EXERCISE GOAL >>
Look at the data below and print exactly the lines from its first line through the line with "0.0015, 0, 0];"; the pictures stay out of the copy.

━━━━━ PROVIDED MATERIAL ━━━━━

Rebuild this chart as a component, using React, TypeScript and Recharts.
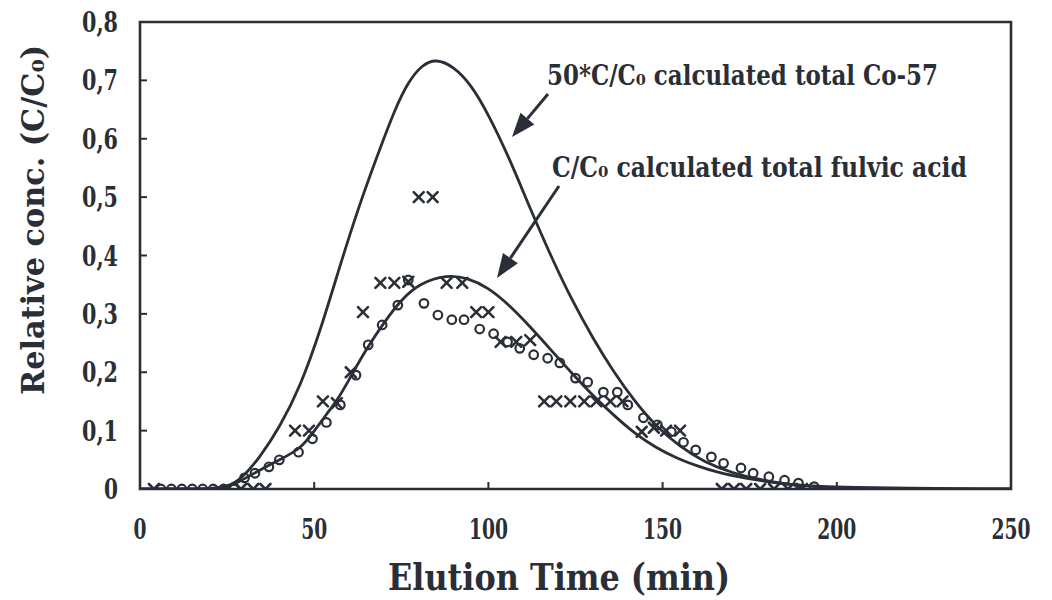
import React from 'react';
import { ComposedChart, Line, Scatter, XAxis, YAxis, ReferenceArea, Customized } from 'recharts';

const INK = '#2a2e36';
const FONT = '"DejaVu Serif", "Liberation Serif", serif';

const xTicks = [0, 50, 100, 150, 200, 250];
const yTicks = [0, 0.1, 0.2, 0.3, 0.4, 0.5, 0.6, 0.7, 0.8];

// calculated curve, 50*C/C0 total Co-57
const co57Time = [0, 10, 20, 25, 29, 34.5, 40, 46, 52, 58, 64, 69, 73, 77, 81, 85, 90, 95, 100, 106, 112, 118, 124, 130, 136, 142, 148, 155, 162, 170, 180, 190, 200, 215, 250];
const co57Value = [0, 0, 0, 0.004, 0.016, 0.055, 0.105, 0.175, 0.275, 0.395, 0.505, 0.585, 0.648, 0.698, 0.727, 0.737, 0.724, 0.693, 0.642, 0.567, 0.48, 0.398, 0.323, 0.258, 0.2, 0.15, 0.108, 0.072, 0.046, 0.027, 0.013, 0.005, 0.0015, 0, 0];

// calculated curve, C/C0 total fulvic acid
const fulvicTime = [0, 20, 25, 29, 34.5, 40, 46, 50, 53.5, 57, 61, 65, 70, 75, 80.5, 88, 94, 100, 106, 112, 118, 124, 130, 136, 142, 148, 154, 160, 166, 173, 185, 200, 250];
const fulvicValue = [0, 0, 0.002, 0.014, 0.033, 0.05, 0.068, 0.099, 0.128, 0.155, 0.198, 0.24, 0.285, 0.325, 0.353, 0.367, 0.362, 0.345, 0.315, 0.278, 0.238, 0.198, 0.16, 0.126, 0.095, 0.071, 0.053, 0.039, 0.028, 0.019, 0.008, 0.002, 0];

// measured, crosses
const crossTime = [4, 29, 32.5, 36, 44.5, 48.5, 52.5, 56.5, 60.5, 64, 69, 73, 77, 80, 84, 88, 92.5, 96.5, 100, 103.5, 108, 112, 116, 119.5, 123.5, 127.5, 131, 135, 138.5, 144, 147.5, 151, 155, 167, 170.5, 174, 178, 182, 186, 190];
const crossValue = [0, 0, 0, 0, 0.1, 0.1, 0.15, 0.147, 0.2, 0.303, 0.353, 0.353, 0.355, 0.5, 0.5, 0.353, 0.353, 0.303, 0.303, 0.252, 0.252, 0.255, 0.15, 0.15, 0.15, 0.15, 0.15, 0.15, 0.15, 0.098, 0.105, 0.1, 0.1, 0, 0, 0, 0, 0, 0, 0];

// measured, circles
const circleTime = [6, 9, 12, 15, 18, 21, 24, 27, 30, 33, 37, 40, 45.5, 49.5, 53.5, 57.5, 62, 65.5, 69.5, 74, 77, 81.5, 85.5, 89.5, 93, 97.5, 101.5, 105.5, 109, 113, 117, 120.5, 125, 128.5, 133, 137, 140, 144.5, 148.5, 152.5, 156, 159.5, 164, 167.5, 172.5, 176, 180.5, 185, 189, 193.5];
const circleValue = [0, 0, 0, 0, 0, 0, 0, 0, 0.019, 0.027, 0.038, 0.05, 0.063, 0.086, 0.114, 0.144, 0.195, 0.247, 0.281, 0.315, 0.358, 0.318, 0.298, 0.29, 0.29, 0.274, 0.266, 0.252, 0.241, 0.23, 0.224, 0.216, 0.19, 0.183, 0.166, 0.166, 0.144, 0.122, 0.11, 0.098, 0.08, 0.067, 0.055, 0.044, 0.036, 0.027, 0.021, 0.015, 0.01, 0.004];

const co57Curve = co57Time.map((t, i) => ({ t, v: co57Value[i] }));
const fulvicCurve = fulvicTime.map((t, i) => ({ t, v: fulvicValue[i] }));
const crossPoints = crossTime.map((t, i) => ({ t, v: crossValue[i] }));
const circlePoints = circleTime.map((t, i) => ({ t, v: circleValue[i] }));

const fmtY = (v: number) => (v === 0 ? '0' : v.toFixed(1).replace('.', ','));

function XTick({ x, y, payload }: any) {
  const label = String(payload.value);
  const edge = payload.value === 0 || payload.value === 250;
  return (
    <g>
      {!edge && <line x1={x} x2={x} y1={y} y2={y - 7} stroke={INK} strokeWidth={2} />}
      <text x={x} y={y + 50} textAnchor="middle" fill={INK} fontFamily={FONT} fontWeight="bold" fontSize={27}
        textLength={label.length * 13} lengthAdjust="spacingAndGlyphs">{label}</text>
    </g>
  );
}

function YTick({ x, y, payload }: any) {
  const label = fmtY(payload.value);
  const w = label.length === 1 ? 14 : 36;
  return (
    <g>
      <line x1={x} x2={x + 7} y1={y} y2={y} stroke={INK} strokeWidth={2} />
      <text x={x - 22} y={y + 10} textAnchor="end" fill={INK} fontFamily={FONT} fontWeight="bold" fontSize={27}
        textLength={w} lengthAdjust="spacingAndGlyphs">{label}</text>
    </g>
  );
}

const CrossMark = ({ cx, cy }: any) => (
  <g stroke={INK} strokeWidth={2.6} strokeLinecap="round">
    <line x1={cx - 5} y1={cy - 5} x2={cx + 5} y2={cy + 5} />
    <line x1={cx - 5} y1={cy + 5} x2={cx + 5} y2={cy - 5} />
  </g>
);

const CircleMark = ({ cx, cy }: any) => (
  <circle cx={cx} cy={cy} r={4.3} fill="none" stroke={INK} strokeWidth={2.2} />
);

function Arrow({ x1, y1, x2, y2 }: { x1: number; y1: number; x2: number; y2: number }) {
  const dx = x2 - x1;
  const dy = y2 - y1;
  const len = Math.sqrt(dx * dx + dy * dy);
  const ux = dx / len;
  const uy = dy / len;
  const hl = 24;
  const hw = 9;
  const bx = x2 - ux * hl;
  const by = y2 - uy * hl;
  return (
    <g>
      <line x1={x1} y1={y1} x2={bx} y2={by} stroke={INK} strokeWidth={3} />
      <polygon points={`${x2},${y2} ${bx - uy * hw},${by + ux * hw} ${bx + uy * hw},${by - ux * hw}`} fill={INK} />
    </g>
  );
}

function Annotations() {
  return (
    <g fill={INK} fontFamily={FONT} fontWeight="bold">
      <text x={547} y={85} fontSize={27} textLength={391} lengthAdjust="spacingAndGlyphs">
        50*C/C₀ calculated total Co-57
      </text>
      <text x={552} y={177} fontSize={27} textLength={415} lengthAdjust="spacingAndGlyphs">
        C/C₀ calculated total fulvic acid
      </text>
      <Arrow x1={548} y1={94} x2={512} y2={137} />
      <Arrow x1={559} y1={186} x2={497} y2={278} />
      <text x={559} y={590} fontSize={37} textAnchor="middle" textLength={342} lengthAdjust="spacingAndGlyphs">
        Elution Time (min)
      </text>
      <text x={0} y={0} fontSize={31} textAnchor="middle" textLength={350} lengthAdjust="spacingAndGlyphs"
        transform="translate(44 220) rotate(-90)">
        Relative conc. (C/C₀)
      </text>
    </g>
  );
}

export default function App() {
  return (
    <div style={{ position: 'absolute', left: 0, top: 0, width: 1052, height: 600, background: '#fff' }}>
      <ComposedChart width={1052} height={600} margin={{ top: 22, right: 41, left: 0, bottom: 0 }}>
        <XAxis dataKey="t" type="number" domain={[0, 250]} ticks={xTicks} height={111} axisLine={false}
          tickLine={false} tickSize={0} tickMargin={0} tick={<XTick />} interval={0} allowDataOverflow />
        <YAxis dataKey="v" type="number" domain={[0, 0.8]} ticks={yTicks} width={140} axisLine={false}
          tickLine={false} tickSize={0} tickMargin={0} tick={<YTick />} interval={0} allowDataOverflow />
        <ReferenceArea x1={0} x2={250} y1={0} y2={0.8} fill="none" stroke={INK} strokeWidth={2.6} />
        <Line data={co57Curve} dataKey="v" type="basis" stroke={INK} strokeWidth={2.8} dot={false} isAnimationActive={false} />
        <Line data={fulvicCurve} dataKey="v" type="basis" stroke={INK} strokeWidth={2.8} dot={false} isAnimationActive={false} />
        <Scatter data={circlePoints} dataKey="v" shape={<CircleMark />} isAnimationActive={false} />
        <Scatter data={crossPoints} dataKey="v" shape={<CrossMark />} isAnimationActive={false} />
        <Customized component={Annotations} />
      </ComposedChart>
    </div>
  );
}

━━━━━

COMPLETE RESPONSE >>
Rebuild this chart as a component, using React, TypeScript and Recharts.
import React from 'react';
import { ComposedChart, Line, Scatter, XAxis, YAxis, ReferenceArea, Customized } from 'recharts';

const INK = '#2a2e36';
const FONT = '"DejaVu Serif", "Liberation Serif", serif';

const xTicks = [0, 50, 100, 150, 200, 250];
const yTicks = [0, 0.1, 0.2, 0.3, 0.4, 0.5, 0.6, 0.7, 0.8];

// calculated curve, 50*C/C0 total Co-57
const co57Time = [0, 10, 20, 25, 29, 34.5, 40, 46, 52, 58, 64, 69, 73, 77, 81, 85, 90, 95, 100, 106, 112, 118, 124, 130, 136, 142, 148, 155, 162, 170, 180, 190, 200, 215, 250];
const co57Value = [0, 0, 0, 0.004, 0.016, 0.055, 0.105, 0.175, 0.275, 0.395, 0.505, 0.585, 0.648, 0.698, 0.727, 0.737, 0.724, 0.693, 0.642, 0.567, 0.48, 0.398, 0.323, 0.258, 0.2, 0.15, 0.108, 0.072, 0.046, 0.027, 0.013, 0.005, 0.0015, 0, 0];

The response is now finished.